Just that kind of analysis has now been conducted for the first time, thanks to the Hubble Space Telescope and researchers at University College London in the UK, who studied the atmosphere of the planet 55 Cancri e, orbiting a star 40 light years from Earth. The animation above reveals what the planet and its star would look like if you could see them up close, and while that’s not possible yet, the findings of the Hubble study, which will be published in the Astrophysical Journal, are the next best thing. They are very good news as proof that the spectral technique can work, even if they’re very bad news in the hunt for a habitable planet. The atmosphere of 55 Cancri e, the findings show, is mostly hydrogen and helium, plus a few wisps of hydrogen cyanide—a chemical that is as nasty as it sounds—and no water at all.

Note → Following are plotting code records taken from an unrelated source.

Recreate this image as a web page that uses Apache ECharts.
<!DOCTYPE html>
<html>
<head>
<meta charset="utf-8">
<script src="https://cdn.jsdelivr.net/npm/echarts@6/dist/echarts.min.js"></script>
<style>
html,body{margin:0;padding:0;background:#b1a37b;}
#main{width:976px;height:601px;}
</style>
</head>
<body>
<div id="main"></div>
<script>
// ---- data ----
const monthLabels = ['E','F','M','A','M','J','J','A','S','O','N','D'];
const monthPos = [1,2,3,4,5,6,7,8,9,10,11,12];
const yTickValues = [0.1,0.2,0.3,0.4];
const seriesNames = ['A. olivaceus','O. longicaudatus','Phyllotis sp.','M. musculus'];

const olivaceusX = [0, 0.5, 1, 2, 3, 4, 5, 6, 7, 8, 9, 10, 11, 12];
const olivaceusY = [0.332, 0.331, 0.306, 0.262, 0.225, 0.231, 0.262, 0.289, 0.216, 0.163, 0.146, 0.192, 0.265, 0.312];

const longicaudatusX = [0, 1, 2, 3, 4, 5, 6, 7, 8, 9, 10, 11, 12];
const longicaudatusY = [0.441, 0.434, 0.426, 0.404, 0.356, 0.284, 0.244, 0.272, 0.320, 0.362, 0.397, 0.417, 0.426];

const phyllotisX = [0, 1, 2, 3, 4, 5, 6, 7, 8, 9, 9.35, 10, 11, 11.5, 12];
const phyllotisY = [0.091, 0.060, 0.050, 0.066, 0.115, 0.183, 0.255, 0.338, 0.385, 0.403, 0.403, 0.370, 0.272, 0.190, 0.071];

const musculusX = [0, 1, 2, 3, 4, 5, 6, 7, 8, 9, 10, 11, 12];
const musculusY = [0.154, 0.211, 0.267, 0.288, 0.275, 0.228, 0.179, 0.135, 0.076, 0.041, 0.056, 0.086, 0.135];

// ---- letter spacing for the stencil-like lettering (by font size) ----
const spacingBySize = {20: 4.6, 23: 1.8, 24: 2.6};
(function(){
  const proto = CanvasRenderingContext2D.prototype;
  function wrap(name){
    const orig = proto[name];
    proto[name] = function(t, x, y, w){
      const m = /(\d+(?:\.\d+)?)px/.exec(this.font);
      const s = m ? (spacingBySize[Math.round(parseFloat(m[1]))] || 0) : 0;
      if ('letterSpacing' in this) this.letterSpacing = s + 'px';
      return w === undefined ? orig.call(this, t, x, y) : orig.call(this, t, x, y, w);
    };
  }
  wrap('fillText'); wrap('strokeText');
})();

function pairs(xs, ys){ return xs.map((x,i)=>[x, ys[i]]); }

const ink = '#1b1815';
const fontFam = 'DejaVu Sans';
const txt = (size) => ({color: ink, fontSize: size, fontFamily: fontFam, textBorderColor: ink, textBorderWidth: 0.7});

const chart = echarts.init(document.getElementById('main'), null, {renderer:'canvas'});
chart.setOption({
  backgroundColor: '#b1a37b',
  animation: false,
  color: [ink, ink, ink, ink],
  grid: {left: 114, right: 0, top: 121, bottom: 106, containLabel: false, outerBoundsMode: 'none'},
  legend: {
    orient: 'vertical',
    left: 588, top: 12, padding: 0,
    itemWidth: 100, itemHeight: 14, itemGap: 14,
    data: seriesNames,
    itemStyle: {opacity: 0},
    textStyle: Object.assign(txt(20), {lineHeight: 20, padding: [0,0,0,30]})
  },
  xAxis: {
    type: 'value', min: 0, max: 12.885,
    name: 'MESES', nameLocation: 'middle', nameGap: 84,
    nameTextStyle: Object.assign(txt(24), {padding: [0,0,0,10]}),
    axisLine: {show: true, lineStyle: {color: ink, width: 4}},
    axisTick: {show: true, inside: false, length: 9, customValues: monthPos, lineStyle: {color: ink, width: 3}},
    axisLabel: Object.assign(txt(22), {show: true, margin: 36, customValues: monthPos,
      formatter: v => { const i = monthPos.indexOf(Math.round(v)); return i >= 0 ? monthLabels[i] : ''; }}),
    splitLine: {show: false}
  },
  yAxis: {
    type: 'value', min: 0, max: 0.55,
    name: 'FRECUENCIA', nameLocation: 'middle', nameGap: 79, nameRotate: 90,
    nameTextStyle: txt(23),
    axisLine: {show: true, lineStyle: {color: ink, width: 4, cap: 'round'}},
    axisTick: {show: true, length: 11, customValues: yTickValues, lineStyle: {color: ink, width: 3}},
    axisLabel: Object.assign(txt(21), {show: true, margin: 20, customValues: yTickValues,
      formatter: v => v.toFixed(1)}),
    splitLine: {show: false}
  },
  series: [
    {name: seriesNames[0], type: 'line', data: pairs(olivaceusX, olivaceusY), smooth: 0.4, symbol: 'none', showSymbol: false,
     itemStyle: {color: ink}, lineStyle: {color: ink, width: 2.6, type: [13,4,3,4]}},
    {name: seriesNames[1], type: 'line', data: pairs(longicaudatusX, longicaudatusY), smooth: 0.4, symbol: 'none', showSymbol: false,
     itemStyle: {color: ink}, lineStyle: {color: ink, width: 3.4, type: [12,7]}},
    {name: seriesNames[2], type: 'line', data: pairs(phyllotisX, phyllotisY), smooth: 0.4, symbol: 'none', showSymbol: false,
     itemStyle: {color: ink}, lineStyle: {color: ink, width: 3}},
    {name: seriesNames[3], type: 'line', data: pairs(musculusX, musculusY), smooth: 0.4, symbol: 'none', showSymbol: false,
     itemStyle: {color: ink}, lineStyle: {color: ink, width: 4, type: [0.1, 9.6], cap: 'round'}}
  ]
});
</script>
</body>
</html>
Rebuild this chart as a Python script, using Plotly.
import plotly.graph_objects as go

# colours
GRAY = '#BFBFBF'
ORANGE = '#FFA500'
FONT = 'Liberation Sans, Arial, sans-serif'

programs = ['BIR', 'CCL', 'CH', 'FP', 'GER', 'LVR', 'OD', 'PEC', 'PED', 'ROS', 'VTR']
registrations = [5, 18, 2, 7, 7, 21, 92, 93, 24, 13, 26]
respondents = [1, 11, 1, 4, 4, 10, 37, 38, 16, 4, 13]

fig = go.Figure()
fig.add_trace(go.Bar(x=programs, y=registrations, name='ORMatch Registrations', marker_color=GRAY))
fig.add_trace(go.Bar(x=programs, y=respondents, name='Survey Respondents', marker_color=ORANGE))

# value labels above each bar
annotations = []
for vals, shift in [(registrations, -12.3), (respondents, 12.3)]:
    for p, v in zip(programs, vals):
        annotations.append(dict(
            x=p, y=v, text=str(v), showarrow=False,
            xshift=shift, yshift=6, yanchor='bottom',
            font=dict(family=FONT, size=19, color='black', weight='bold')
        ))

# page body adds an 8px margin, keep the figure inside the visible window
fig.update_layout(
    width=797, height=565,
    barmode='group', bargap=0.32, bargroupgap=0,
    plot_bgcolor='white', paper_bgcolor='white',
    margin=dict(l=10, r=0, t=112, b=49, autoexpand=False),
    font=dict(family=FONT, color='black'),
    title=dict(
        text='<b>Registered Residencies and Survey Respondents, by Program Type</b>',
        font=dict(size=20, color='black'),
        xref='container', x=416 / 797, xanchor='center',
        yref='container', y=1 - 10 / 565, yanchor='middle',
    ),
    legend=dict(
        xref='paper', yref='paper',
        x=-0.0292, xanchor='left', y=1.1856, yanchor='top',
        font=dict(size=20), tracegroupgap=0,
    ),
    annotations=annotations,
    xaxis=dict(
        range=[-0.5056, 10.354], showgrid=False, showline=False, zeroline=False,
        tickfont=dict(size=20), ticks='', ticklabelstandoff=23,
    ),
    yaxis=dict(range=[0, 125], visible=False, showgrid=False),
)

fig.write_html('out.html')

Still, there is good news here too. First of all, hydrogen cyanide cannot exist in the quantities it does on 55 Cancri e without the existence of carbon as well—and carbon is one of the essentials for life as we know it. What’s more 55 Cancri e has eight times the mass of Earth, which brings it within the 10-mass limit required to be considered a super-Earth. That’s encouraging because while eight or 10 Earth masses sounds like a lot, it’s much smaller than gas giants like Uranus and Neptune, and likelier to have a rocky surface on which life could emerge.
None of this means 55 Cancri e is home to any aliens. But all of it suggests that our search for E.T. just took an important step forward and that when the right world comes along, we’ll have the tools we need to learn its secrets.